======== Data segment

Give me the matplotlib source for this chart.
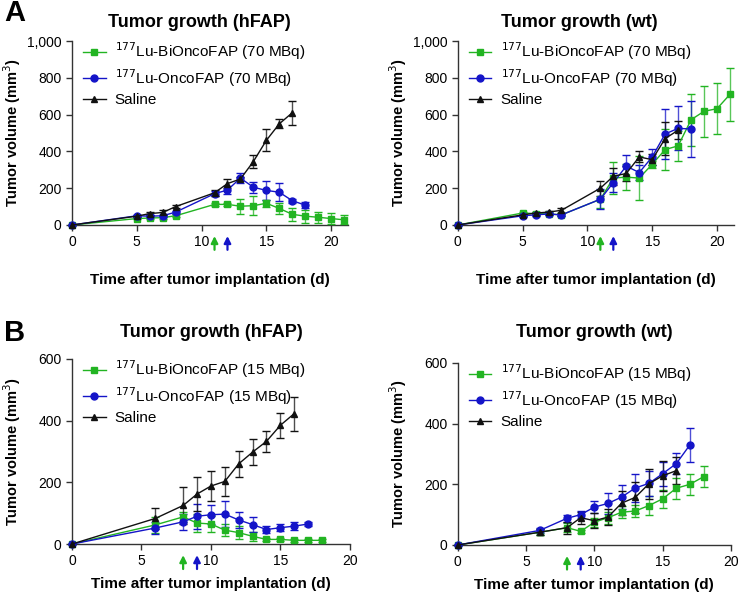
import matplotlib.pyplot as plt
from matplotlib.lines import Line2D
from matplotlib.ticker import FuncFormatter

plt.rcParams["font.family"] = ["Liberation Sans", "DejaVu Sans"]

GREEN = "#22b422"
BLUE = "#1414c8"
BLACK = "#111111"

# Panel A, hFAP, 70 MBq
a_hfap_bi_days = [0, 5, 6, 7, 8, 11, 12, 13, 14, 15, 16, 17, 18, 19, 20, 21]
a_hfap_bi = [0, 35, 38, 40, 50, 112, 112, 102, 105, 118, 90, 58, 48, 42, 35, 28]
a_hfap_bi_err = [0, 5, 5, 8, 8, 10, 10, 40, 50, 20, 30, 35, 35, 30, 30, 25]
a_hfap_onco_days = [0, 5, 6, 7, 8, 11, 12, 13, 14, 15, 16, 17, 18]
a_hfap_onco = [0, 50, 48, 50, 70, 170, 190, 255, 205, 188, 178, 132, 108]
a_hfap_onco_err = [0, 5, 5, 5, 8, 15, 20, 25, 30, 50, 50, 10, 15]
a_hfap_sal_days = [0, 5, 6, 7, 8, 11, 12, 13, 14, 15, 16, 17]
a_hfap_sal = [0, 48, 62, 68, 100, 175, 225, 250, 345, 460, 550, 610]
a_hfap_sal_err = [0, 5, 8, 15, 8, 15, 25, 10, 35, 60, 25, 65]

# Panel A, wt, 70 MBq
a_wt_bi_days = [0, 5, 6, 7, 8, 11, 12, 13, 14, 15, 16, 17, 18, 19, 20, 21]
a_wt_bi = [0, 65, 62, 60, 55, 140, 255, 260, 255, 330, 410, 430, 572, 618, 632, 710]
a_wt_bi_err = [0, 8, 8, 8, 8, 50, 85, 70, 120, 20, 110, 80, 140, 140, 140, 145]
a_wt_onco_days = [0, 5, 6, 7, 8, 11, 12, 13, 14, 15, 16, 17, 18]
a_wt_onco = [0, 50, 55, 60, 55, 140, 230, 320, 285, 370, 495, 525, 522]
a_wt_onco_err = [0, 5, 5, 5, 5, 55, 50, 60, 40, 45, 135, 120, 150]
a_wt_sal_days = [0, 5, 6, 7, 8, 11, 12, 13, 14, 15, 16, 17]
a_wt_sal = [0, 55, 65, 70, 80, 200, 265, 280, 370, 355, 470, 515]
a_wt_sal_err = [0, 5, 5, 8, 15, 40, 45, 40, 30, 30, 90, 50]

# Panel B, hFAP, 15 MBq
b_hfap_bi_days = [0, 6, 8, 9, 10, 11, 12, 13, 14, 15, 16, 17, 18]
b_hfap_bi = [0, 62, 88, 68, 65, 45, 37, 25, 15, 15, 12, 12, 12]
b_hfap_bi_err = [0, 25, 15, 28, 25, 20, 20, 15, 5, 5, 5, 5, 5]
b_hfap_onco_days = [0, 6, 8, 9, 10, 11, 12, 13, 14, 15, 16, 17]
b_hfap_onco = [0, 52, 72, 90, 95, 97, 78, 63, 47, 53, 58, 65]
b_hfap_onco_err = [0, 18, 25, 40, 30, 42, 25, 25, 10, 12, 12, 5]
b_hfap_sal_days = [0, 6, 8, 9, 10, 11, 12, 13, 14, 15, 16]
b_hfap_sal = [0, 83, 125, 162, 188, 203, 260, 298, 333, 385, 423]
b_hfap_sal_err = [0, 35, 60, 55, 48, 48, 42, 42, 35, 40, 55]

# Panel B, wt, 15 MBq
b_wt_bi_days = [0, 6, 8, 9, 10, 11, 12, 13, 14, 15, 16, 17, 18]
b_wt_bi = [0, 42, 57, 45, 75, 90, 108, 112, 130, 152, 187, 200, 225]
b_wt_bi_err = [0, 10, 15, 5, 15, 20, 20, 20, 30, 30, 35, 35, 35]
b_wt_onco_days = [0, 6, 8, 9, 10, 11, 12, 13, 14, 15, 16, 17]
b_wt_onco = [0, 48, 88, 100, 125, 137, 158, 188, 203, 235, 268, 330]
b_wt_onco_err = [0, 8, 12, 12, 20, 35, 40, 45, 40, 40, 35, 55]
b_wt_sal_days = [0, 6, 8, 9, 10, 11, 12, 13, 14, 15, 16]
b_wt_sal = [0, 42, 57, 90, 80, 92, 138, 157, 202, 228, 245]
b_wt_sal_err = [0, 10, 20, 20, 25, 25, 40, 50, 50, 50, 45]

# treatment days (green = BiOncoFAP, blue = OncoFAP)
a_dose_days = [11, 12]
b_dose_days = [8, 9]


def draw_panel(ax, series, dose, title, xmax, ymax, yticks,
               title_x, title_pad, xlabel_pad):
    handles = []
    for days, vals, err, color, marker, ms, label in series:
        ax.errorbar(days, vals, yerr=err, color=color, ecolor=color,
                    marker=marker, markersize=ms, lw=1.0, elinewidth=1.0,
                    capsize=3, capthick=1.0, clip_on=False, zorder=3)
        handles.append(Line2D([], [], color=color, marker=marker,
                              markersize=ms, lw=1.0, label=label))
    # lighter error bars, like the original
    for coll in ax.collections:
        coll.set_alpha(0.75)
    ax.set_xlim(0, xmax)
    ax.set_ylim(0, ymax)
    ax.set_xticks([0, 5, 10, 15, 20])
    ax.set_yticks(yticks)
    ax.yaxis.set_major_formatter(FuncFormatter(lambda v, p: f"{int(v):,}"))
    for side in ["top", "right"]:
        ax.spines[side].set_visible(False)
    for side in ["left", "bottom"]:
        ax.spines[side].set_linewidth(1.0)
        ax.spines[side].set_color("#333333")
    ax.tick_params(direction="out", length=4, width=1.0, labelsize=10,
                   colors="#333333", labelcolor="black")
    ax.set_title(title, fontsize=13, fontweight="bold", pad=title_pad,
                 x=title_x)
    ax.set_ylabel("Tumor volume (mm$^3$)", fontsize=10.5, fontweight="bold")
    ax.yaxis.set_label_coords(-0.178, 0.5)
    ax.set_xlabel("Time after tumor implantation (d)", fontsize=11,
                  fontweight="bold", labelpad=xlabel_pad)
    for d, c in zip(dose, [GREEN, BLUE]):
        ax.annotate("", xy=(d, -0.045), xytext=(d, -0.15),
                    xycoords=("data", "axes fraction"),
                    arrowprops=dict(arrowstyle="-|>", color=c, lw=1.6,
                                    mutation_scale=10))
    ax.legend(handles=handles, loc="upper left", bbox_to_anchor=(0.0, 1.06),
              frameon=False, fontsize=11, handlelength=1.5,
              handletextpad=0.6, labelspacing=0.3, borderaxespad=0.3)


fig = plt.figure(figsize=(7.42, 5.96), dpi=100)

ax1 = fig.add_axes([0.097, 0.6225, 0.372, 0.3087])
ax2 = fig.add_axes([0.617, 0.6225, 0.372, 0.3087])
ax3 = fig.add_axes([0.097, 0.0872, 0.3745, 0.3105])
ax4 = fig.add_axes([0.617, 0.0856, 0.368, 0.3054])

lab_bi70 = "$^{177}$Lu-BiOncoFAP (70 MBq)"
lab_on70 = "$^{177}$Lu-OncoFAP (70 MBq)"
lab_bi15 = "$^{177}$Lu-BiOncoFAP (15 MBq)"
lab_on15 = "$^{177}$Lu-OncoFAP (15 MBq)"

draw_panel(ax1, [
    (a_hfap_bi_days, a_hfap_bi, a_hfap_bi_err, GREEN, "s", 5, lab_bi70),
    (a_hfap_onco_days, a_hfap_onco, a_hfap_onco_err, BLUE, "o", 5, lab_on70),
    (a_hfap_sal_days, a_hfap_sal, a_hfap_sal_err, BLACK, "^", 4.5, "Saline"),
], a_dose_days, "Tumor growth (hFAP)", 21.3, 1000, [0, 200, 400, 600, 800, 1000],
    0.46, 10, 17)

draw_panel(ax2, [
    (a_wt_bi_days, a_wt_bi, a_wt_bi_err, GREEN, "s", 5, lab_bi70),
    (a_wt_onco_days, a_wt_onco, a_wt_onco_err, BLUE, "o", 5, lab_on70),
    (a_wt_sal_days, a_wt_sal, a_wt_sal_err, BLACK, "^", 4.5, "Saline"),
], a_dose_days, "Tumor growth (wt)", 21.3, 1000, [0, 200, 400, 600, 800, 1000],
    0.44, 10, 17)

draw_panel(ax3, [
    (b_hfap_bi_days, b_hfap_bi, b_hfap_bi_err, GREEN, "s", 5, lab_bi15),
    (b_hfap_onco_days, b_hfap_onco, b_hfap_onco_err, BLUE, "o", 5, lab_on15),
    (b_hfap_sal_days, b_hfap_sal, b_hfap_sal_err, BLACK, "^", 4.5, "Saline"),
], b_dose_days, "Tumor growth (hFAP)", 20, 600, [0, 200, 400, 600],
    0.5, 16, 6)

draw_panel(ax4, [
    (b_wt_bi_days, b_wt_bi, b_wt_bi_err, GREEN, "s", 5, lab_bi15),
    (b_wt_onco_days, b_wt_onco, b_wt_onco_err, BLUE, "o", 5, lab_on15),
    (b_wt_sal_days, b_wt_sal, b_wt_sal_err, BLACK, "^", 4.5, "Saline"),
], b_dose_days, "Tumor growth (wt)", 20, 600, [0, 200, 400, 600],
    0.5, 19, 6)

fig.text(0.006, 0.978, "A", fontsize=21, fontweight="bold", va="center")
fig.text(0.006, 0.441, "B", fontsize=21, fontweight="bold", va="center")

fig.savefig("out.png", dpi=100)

================

* **Directions**: Restate the data word for word from its first line through the line with "60, 25, 65]", leaving out any picture along the way.

* **Task result**:
Give me the matplotlib source for this chart.
import matplotlib.pyplot as plt
from matplotlib.lines import Line2D
from matplotlib.ticker import FuncFormatter

plt.rcParams["font.family"] = ["Liberation Sans", "DejaVu Sans"]

GREEN = "#22b422"
BLUE = "#1414c8"
BLACK = "#111111"

# Panel A, hFAP, 70 MBq
a_hfap_bi_days = [0, 5, 6, 7, 8, 11, 12, 13, 14, 15, 16, 17, 18, 19, 20, 21]
a_hfap_bi = [0, 35, 38, 40, 50, 112, 112, 102, 105, 118, 90, 58, 48, 42, 35, 28]
a_hfap_bi_err = [0, 5, 5, 8, 8, 10, 10, 40, 50, 20, 30, 35, 35, 30, 30, 25]
a_hfap_onco_days = [0, 5, 6, 7, 8, 11, 12, 13, 14, 15, 16, 17, 18]
a_hfap_onco = [0, 50, 48, 50, 70, 170, 190, 255, 205, 188, 178, 132, 108]
a_hfap_onco_err = [0, 5, 5, 5, 8, 15, 20, 25, 30, 50, 50, 10, 15]
a_hfap_sal_days = [0, 5, 6, 7, 8, 11, 12, 13, 14, 15, 16, 17]
a_hfap_sal = [0, 48, 62, 68, 100, 175, 225, 250, 345, 460, 550, 610]
a_hfap_sal_err = [0, 5, 8, 15, 8, 15, 25, 10, 35, 60, 25, 65]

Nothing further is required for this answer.